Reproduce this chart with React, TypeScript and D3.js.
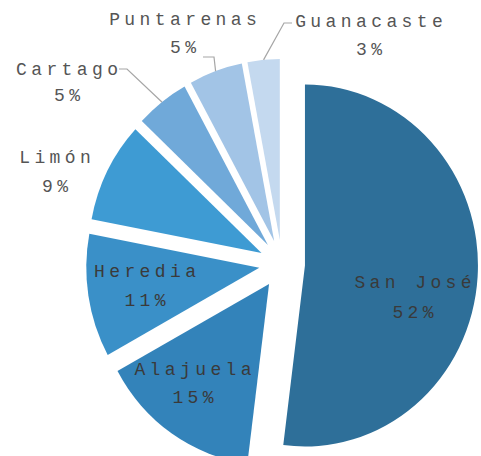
import React from "react";
import * as d3 from "d3";

// ---- data ----
const provinces: string[] = ["San José", "Alajuela", "Heredia", "Limón", "Cartago", "Puntarenas", "Guanacaste"];
const shares: number[] = [52, 15, 11, 9, 5, 5, 3];
const shareLabels: string[] = ["52%", "15%", "11%", "9%", "5%", "5%", "3%"];

// ---- style / layout ----
const colors = ["#2e6f99", "#3383ba", "#3a90c8", "#3e9bd3", "#70a9d9", "#a2c4e6", "#c4d9ef"];
const W = 481;
const H = 456;
const CX = 282;
const CY = 264;
const RX = 173;
const SY = 1.046;
const EXPLODE = 23;

// label anchor positions (centre x, baseline y of first line)
const labelPos: Record<string, { x: number; y: number; y2: number; inside: boolean; leader?: [number, number][] }> = {
  "San José": { x: 413, y: 288, y2: 318, inside: true },
  "Alajuela": { x: 193, y: 375, y2: 403, inside: true },
  "Heredia": { x: 145, y: 277, y2: 306, inside: true },
  "Limón": { x: 55, y: 163, y2: 192, inside: false },
  "Cartago": { x: 67, y: 75, y2: 101, inside: false, leader: [[127, 69], [119, 69]] },
  "Puntarenas": { x: 183, y: 25, y2: 53, inside: false, leader: [[214, 57], [203, 57]] },
  "Guanacaste": { x: 369, y: 27, y2: 55, inside: false, leader: [[284, 23], [292, 23]] },
};

const FONT = "'Liberation Mono', 'Courier New', monospace";
const FS = 18;
const LS = 4.4;

export default function App() {
  const pie = d3
    .pie<number>()
    .sort(null)
    .value((d) => d)
    .startAngle(0)
    .endAngle(2 * Math.PI);
  const arcs = pie(shares);
  const arc = d3.arc<d3.PieArcDatum<number>>().innerRadius(0).outerRadius(RX);

  const toScreen = (ux: number, uy: number): [number, number] => [CX + ux, CY + uy * SY];

  return (
    <svg
      width={W}
      height={H}
      viewBox={`0 0 ${W} ${H}`}
      style={{ position: "absolute", left: 0, top: 0, background: "#fff" }}
    >
      <g transform={`translate(${CX},${CY}) scale(1,${SY})`}>
        {arcs.map((a, i) => {
          const mid = (a.startAngle + a.endAngle) / 2;
          const dx = EXPLODE * Math.sin(mid);
          const dy = -EXPLODE * Math.cos(mid);
          return (
            <path
              key={provinces[i]}
              d={arc(a) || ""}
              transform={`translate(${dx},${dy})`}
              fill={colors[i]}
            />
          );
        })}
      </g>
      {arcs.map((a, i) => {
        const name = provinces[i];
        const lp = labelPos[name];
        if (!lp.leader) return null;
        const mid = (a.startAngle + a.endAngle) / 2;
        const r = EXPLODE + RX;
        const p0 = toScreen(r * Math.sin(mid), -r * Math.cos(mid));
        const pts: [number, number][] = [p0, ...lp.leader];
        const line = d3.line();
        return <path key={"l" + name} d={line(pts) || ""} fill="none" stroke="#a6a6a6" strokeWidth={1.2} />;
      })}
      {arcs.map((a, i) => {
        const name = provinces[i];
        const lp = labelPos[name];
        const fill = lp.inside ? "#3a3a3a" : "#555555";
        return (
          <g key={"t" + name} fontFamily={FONT} fontSize={FS} fill={fill} textAnchor="middle" style={{ letterSpacing: `${LS}px` }}>
            <text x={lp.x + LS / 2} y={lp.y}>{name}</text>
            <text x={lp.x + LS / 2} y={lp.y2}>{shareLabels[i]}</text>
          </g>
        );
      })}
    </svg>
  );
}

======

§ **Given request**
Read the lines above. Gather those in which the string "React" is found.

§ **Task answer**
Reproduce this chart with React, TypeScript and D3.js.
import React from "react";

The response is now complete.